Conçoit-on que la beauté ne fasse signe vers aucune ressemblance ? La surprise du nouveau le laisse supposer. Le choc nous atteint parce qu’il nous semble que rien n’annonçait un tel visage, une telle œuvre, comme si nous étions devant eux dépourvus de toute mémoire. Nous nous voudrions toujours disponibles pour la rencontre d’une telle nouveauté. Aussitôt, le retournement s’impose : la rencontre fait date, le plaisir veut son retour, nous cherchons à en répéter le trouble, et se creuse en nous le sillon d’où renaîtra notre désir. Revivre cette rencontre, au plus près de ce qu’une fois nous avons ressenti et dont la recherche oriente notre vie et nous arrache au flux des choses, fait advenir en nous l’idée d’une éternité possible. Je voudrais maintenir ensemble qu’une présence s’impose à nous, suspend le temps et laisse être le devenir dans la plénitude de son existence, comme cette fugue répétée sans fin, dans laquelle je me fonds sans m’absenter aux choses qui vont leur cours. Quelle étrange rencontre que celle d’un plan de cinéma et d’un mouvement de quatuor…Ainsi voudrions-nous que se déploie notre perception du monde.
Certains moments, les plus bouleversants de nos expériences esthétiques, tiennent à ce que nous éprouvons à quel point un abîme nous sépare du Beau. Que pourrions-nous faire, que devrions-nous être pour atteindre à la pure nécessité avec laquelle se développe cette fugue, se révèle la grâce de ce visage, la musique de ce poème, à jamais distincts de ce que nous sommes ?
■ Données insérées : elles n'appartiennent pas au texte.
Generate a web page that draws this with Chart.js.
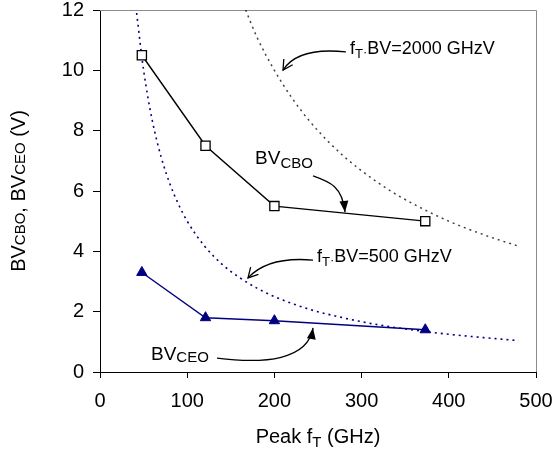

Ma tentation serait grande de confronter le désir de cette beauté aux épreuves qui nous en séparent, et sont le tissu de nos existences ordinaires, décrépitude, vieillissement, enlaidissement, ou plus douloureusement, parfois, le sentiment durable de sa propre laideur.
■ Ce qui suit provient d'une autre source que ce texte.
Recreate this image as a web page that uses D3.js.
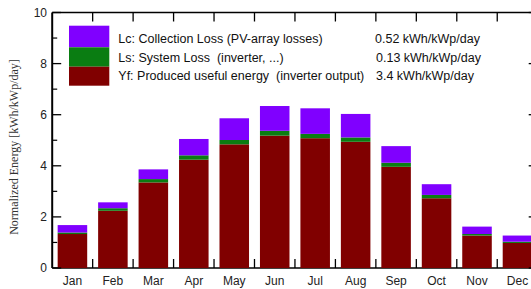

Je me souviens de La Collectionneuse d’Éric Rohmer, de ces deux séquences d’ouverture gravitant autour de la beauté : l’une commente une boîte de peinture, jaune, avec des lames de rasoir autour, objet conceptuel et tranchant : l’image même de la beauté. L’autre est un dialogue d’une cruauté mondaine insupportable, au cours de laquelle une jeune et jolie femme élégante, parfaite, condamne irrémédiablement « les gens laids » à se tenir loin d’elle. Nous nous devons, assène-t-elle, de ne pas les fréquenter, de ne pas les voir, de n’avoir pour eux ni sympathie, ni amitié. Pourquoi donc est-ce l’une des scènes les plus douloureuses qu’il m’ait été donné de voir ?
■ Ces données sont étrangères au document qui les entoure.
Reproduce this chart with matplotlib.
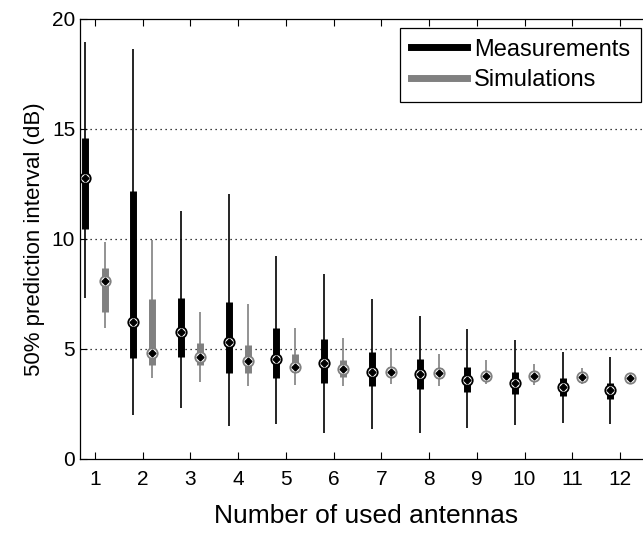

J’éprouve comme une évidence qu’on ne fera jamais son deuil de la Beauté, que ses transfigurations esthétiques multiplieront les formes de sa résistance sans lâcher prise, que les pires expériences de notre histoire n’anéantiront pas ce battement de cœur, de vie, de troubles partagés. Nous n’y renoncerons jamais ; elle demeurera. « Promesse d’un bonheur » ou présence des choses, peu importe : nous ne saurions suspendre nos jugements, ni échapper à l’ardent désir, quelle qu’en soit la nature, qu’ils trouvent l’accord de ceux avec lesquels nous avons à vivre.